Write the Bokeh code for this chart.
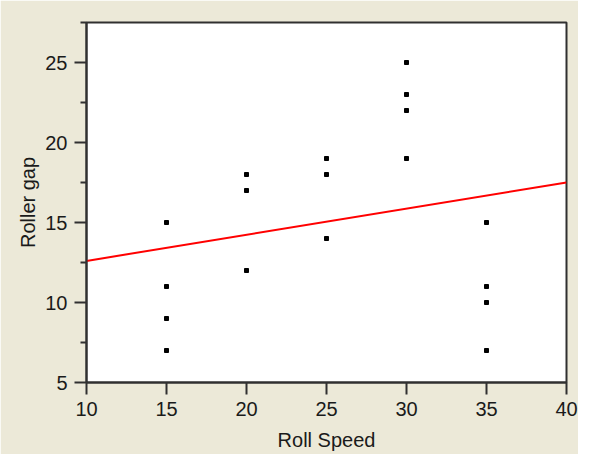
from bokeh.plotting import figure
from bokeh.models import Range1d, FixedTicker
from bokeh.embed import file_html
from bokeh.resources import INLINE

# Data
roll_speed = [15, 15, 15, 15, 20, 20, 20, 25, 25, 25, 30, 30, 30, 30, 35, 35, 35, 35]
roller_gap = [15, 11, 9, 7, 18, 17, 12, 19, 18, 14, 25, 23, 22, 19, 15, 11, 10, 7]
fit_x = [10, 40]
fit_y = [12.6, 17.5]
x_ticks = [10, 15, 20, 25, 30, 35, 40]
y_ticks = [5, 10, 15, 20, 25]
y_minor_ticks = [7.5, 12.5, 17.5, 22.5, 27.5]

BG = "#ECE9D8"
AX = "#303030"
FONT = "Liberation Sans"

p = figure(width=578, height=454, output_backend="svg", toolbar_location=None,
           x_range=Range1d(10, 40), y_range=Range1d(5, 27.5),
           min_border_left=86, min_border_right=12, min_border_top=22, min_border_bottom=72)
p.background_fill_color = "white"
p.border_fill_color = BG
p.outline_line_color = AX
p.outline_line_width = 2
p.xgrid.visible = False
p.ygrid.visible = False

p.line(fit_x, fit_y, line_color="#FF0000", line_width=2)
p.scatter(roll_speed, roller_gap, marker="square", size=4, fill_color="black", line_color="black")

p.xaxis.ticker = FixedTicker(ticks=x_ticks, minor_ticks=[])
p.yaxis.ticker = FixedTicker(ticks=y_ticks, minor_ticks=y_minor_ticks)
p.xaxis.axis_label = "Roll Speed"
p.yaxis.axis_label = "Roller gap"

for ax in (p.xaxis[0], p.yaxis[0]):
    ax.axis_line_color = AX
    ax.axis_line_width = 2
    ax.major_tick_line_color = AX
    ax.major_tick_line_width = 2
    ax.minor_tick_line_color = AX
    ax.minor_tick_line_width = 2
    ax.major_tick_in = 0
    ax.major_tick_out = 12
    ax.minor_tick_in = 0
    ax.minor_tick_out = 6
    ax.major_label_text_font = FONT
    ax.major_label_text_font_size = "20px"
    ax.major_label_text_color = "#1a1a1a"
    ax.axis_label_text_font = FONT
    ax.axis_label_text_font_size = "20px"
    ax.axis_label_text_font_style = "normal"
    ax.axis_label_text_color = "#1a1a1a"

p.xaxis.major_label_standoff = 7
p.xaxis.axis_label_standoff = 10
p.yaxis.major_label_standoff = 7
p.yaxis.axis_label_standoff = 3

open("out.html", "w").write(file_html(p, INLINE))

§

▶ **WHAT TO DO**:
Give back every line exactly as it stands, pictures excluded.

▶ **RESPONSE BELOW**:
Write the Bokeh code for this chart.
from bokeh.plotting import figure
from bokeh.models import Range1d, FixedTicker
from bokeh.embed import file_html
from bokeh.resources import INLINE

# Data
roll_speed = [15, 15, 15, 15, 20, 20, 20, 25, 25, 25, 30, 30, 30, 30, 35, 35, 35, 35]
roller_gap = [15, 11, 9, 7, 18, 17, 12, 19, 18, 14, 25, 23, 22, 19, 15, 11, 10, 7]
fit_x = [10, 40]
fit_y = [12.6, 17.5]
x_ticks = [10, 15, 20, 25, 30, 35, 40]
y_ticks = [5, 10, 15, 20, 25]
y_minor_ticks = [7.5, 12.5, 17.5, 22.5, 27.5]

BG = "#ECE9D8"
AX = "#303030"
FONT = "Liberation Sans"

p = figure(width=578, height=454, output_backend="svg", toolbar_location=None,
           x_range=Range1d(10, 40), y_range=Range1d(5, 27.5),
           min_border_left=86, min_border_right=12, min_border_top=22, min_border_bottom=72)
p.background_fill_color = "white"
p.border_fill_color = BG
p.outline_line_color = AX
p.outline_line_width = 2
p.xgrid.visible = False
p.ygrid.visible = False

p.line(fit_x, fit_y, line_color="#FF0000", line_width=2)
p.scatter(roll_speed, roller_gap, marker="square", size=4, fill_color="black", line_color="black")

p.xaxis.ticker = FixedTicker(ticks=x_ticks, minor_ticks=[])
p.yaxis.ticker = FixedTicker(ticks=y_ticks, minor_ticks=y_minor_ticks)
p.xaxis.axis_label = "Roll Speed"
p.yaxis.axis_label = "Roller gap"

for ax in (p.xaxis[0], p.yaxis[0]):
    ax.axis_line_color = AX
    ax.axis_line_width = 2
    ax.major_tick_line_color = AX
    ax.major_tick_line_width = 2
    ax.minor_tick_line_color = AX
    ax.minor_tick_line_width = 2
    ax.major_tick_in = 0
    ax.major_tick_out = 12
    ax.minor_tick_in = 0
    ax.minor_tick_out = 6
    ax.major_label_text_font = FONT
    ax.major_label_text_font_size = "20px"
    ax.major_label_text_color = "#1a1a1a"
    ax.axis_label_text_font = FONT
    ax.axis_label_text_font_size = "20px"
    ax.axis_label_text_font_style = "normal"
    ax.axis_label_text_color = "#1a1a1a"

p.xaxis.major_label_standoff = 7
p.xaxis.axis_label_standoff = 10
p.yaxis.major_label_standoff = 7
p.yaxis.axis_label_standoff = 3

open("out.html", "w").write(file_html(p, INLINE))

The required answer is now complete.